How many skins are in League of Legends total?
As of Patch 26.9 (April 2026), League of Legends has approximately 1,820 live-server skins across 172 champions, averaging around 10.5 skins per champion. The distribution is heavily skewed — 15 champions have 15 or more skins, while 21 champions have 3 or fewer.
Why do Miss Fortune and Lux have so many skins?
Three reasons. First, both were released in 2010, giving them over 15 years of cosmetic releases. Second, both consistently rank in the top 10 for skin sales across every thematic (Star Guardian, KDA, PROJECT, etc.). Third, their visual designs translate well to a wide variety of skin lines, unlike champions with more rigid aesthetic identities.

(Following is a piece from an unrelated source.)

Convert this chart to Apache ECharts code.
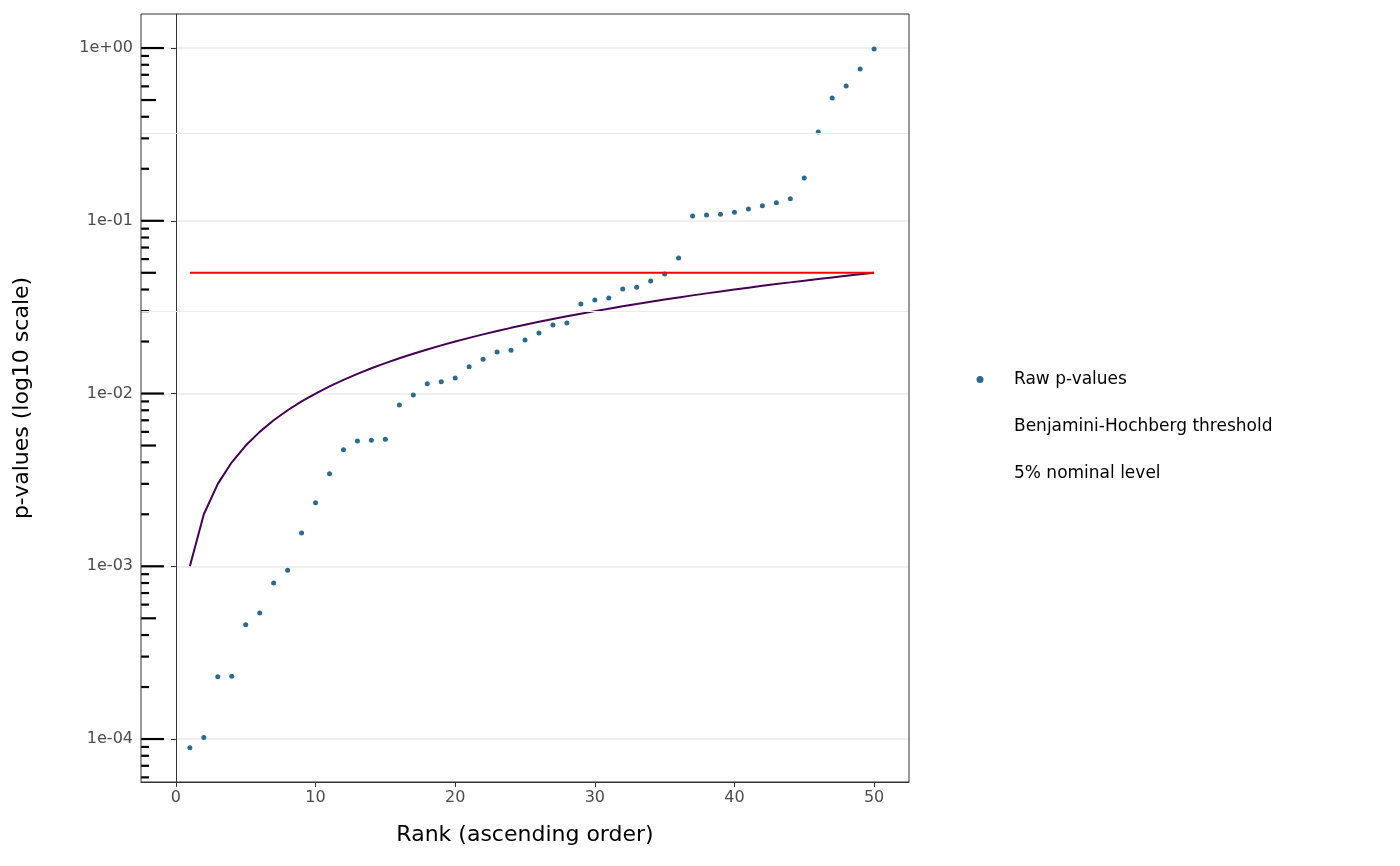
<!DOCTYPE html>
<html><head><meta charset="utf-8">
<script src="https://cdn.jsdelivr.net/npm/echarts@6/dist/echarts.min.js"></script>
<style>html,body{margin:0;padding:0;background:#fff}#c{width:1400px;height:866px}</style>
</head><body><div id="c"></div>
<script>
const ranks = Array.from({length:50},(_,i)=>i+1);
const rawP = [8.9e-5,1.02e-4,2.29e-4,2.31e-4,4.58e-4,5.37e-4,8.0e-4,9.5e-4,1.56e-3,2.33e-3,
3.43e-3,4.72e-3,5.32e-3,5.36e-3,5.43e-3,8.59e-3,9.8e-3,1.14e-2,1.17e-2,1.23e-2,
1.43e-2,1.58e-2,1.74e-2,1.78e-2,2.04e-2,2.24e-2,2.49e-2,2.56e-2,3.30e-2,3.48e-2,
3.57e-2,4.03e-2,4.13e-2,4.48e-2,4.92e-2,6.09e-2,0.1067,0.108,0.109,0.112,
0.117,0.122,0.127,0.134,0.177,0.327,0.514,0.603,0.756,0.987];
const bhThreshold = [0.001,0.002,0.003,0.004,0.005,0.006,0.007,0.008,0.009,0.010,
0.011,0.012,0.013,0.014,0.015,0.016,0.017,0.018,0.019,0.020,
0.021,0.022,0.023,0.024,0.025,0.026,0.027,0.028,0.029,0.030,
0.031,0.032,0.033,0.034,0.035,0.036,0.037,0.038,0.039,0.040,
0.041,0.042,0.043,0.044,0.045,0.046,0.047,0.048,0.049,0.050];
const nominal = 0.05;
const xTicks = [0,10,20,30,40,50];
const yTicks = [1e-4,1e-3,1e-2,1e-1,1];
const yMin = 5.64e-5, yMax = 1.574;
const xMin = -2.5, xMax = 52.5;
const minorGrid = [3.162e-4,3.162e-3,3.162e-2,3.162e-1];

const logTicks = [];
for (let k=-5;k<=0;k++) for (let m=1;m<=9;m++){const v=m*Math.pow(10,k); if(v>=yMin&&v<=yMax) logTicks.push([m,v]);}

const chart = echarts.init(document.getElementById('c'));
const F = 'DejaVu Sans';
chart.setOption({
  animation:false,
  textStyle:{fontFamily:F},
  grid:{left:141,right:491,top:14,bottom:84,show:true,borderColor:'#333',borderWidth:1,z:10},
  xAxis:{type:'value',min:xMin,max:xMax,
    name:'Rank (ascending order)',nameLocation:'middle',nameGap:42,
    nameTextStyle:{fontSize:22,color:'#000'},
    axisLine:{show:true,lineStyle:{color:'#333'}},
    axisTick:{show:true,length:5,lineStyle:{color:'#333'},customValues:xTicks},
    axisLabel:{color:'#4d4d4d',fontSize:16,margin:8,customValues:xTicks},
    splitLine:{show:false}},
  yAxis:{type:'log',logBase:10,min:yMin,max:yMax,
    name:'p-values (log10 scale)',nameLocation:'middle',nameGap:108,
    nameTextStyle:{fontSize:22,color:'#000'},
    axisLine:{show:true,lineStyle:{color:'#333'}},
    axisTick:{show:true,length:5,lineStyle:{color:'#333'},customValues:yTicks},
    axisLabel:{color:'#4d4d4d',fontSize:16,margin:8,customValues:yTicks,
      formatter:v=>{const e=Math.round(Math.log10(v)); return '1e'+(e<0?'-':'+')+String(Math.abs(e)).padStart(2,'0');}},
    splitLine:{show:true,lineStyle:{color:'#ebebeb',width:1.5}}},
  legend:{orient:'vertical',left:958,top:366,itemGap:30,itemWidth:34,itemHeight:7,
    textStyle:{fontSize:17,color:'#000',padding:[0,0,0,12]},
    data:[{name:'Raw p-values',icon:'circle',itemStyle:{color:'#2c6a8f'}},
          {name:'Benjamini-Hochberg threshold',icon:'none'},{name:'5% nominal level',icon:'none'}]},
  series:[
    {type:'line',name:'minor',data:[],silent:true,
      markLine:{symbol:'none',silent:true,label:{show:false},lineStyle:{color:'#ebebeb',width:1,type:'solid'},
        data:minorGrid.map(v=>({yAxis:v}))}},
    {type:'custom',name:'logticks',silent:true,clip:false,
      data:logTicks,
      renderItem:(params,api)=>{
        const m=api.value(0),v=api.value(1);
        const p=api.coord([xMin,v]);
        const len = m===1?23:(m===5?15:8);
        return {type:'line',shape:{x1:p[0],y1:p[1],x2:p[0]+len,y2:p[1]},style:{stroke:'#000',lineWidth:2.2}};
      },encode:{x:0,y:1}},
    {type:'line',name:'Benjamini-Hochberg threshold',data:ranks.map((r,i)=>[r,bhThreshold[i]]),
      showSymbol:false,symbol:'none',lineStyle:{color:'#440154',width:2},itemStyle:{color:'#440154'}},
    {type:'line',name:'5% nominal level',data:[[ranks[0],nominal],[ranks[ranks.length-1],nominal]],
      showSymbol:false,symbol:'none',lineStyle:{color:'#ff0000',width:2},itemStyle:{color:'#ff0000'}},
    {type:'scatter',name:'Raw p-values',data:ranks.map((r,i)=>[r,rawP[i]]),
      symbolSize:5,itemStyle:{color:'#2c6a8f',opacity:1}}
  ]
});
</script></body></html>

Which champion has the fewest skins?
Champions released in 2023, 2024, and 2025 have the fewest skins. Smolder, Aurora, Mel, Yunara, and Zaahen all sit at 1-2 skins each as of May 2026. Older champions with few skins include Aurelion Sol after his rework, Skarner after his rework, and Illaoi. These typically receive more skins within 1-2 years of their last release or rework.
How much has Riot earned from LoL skins?
Riot doesn't publicly disclose League-specific skin revenue, but analyst estimates place annual League of Legends revenue at $1.5-2 billion, with cosmetics (primarily skins) representing the overwhelming majority. At approximately 100-150 new skins per year averaging $10-15 USD each, with millions of players purchasing, skin revenue alone likely exceeds $1 billion annually.
Does chroma count as a separate skin?
No. Chromas are color variations of existing skins and are not counted in skin totals. They are sold separately (typically 290 RP each or as bundles) but don't add to a champion's skin count. Our top-20 list above reflects only unique skin releases, not chromas.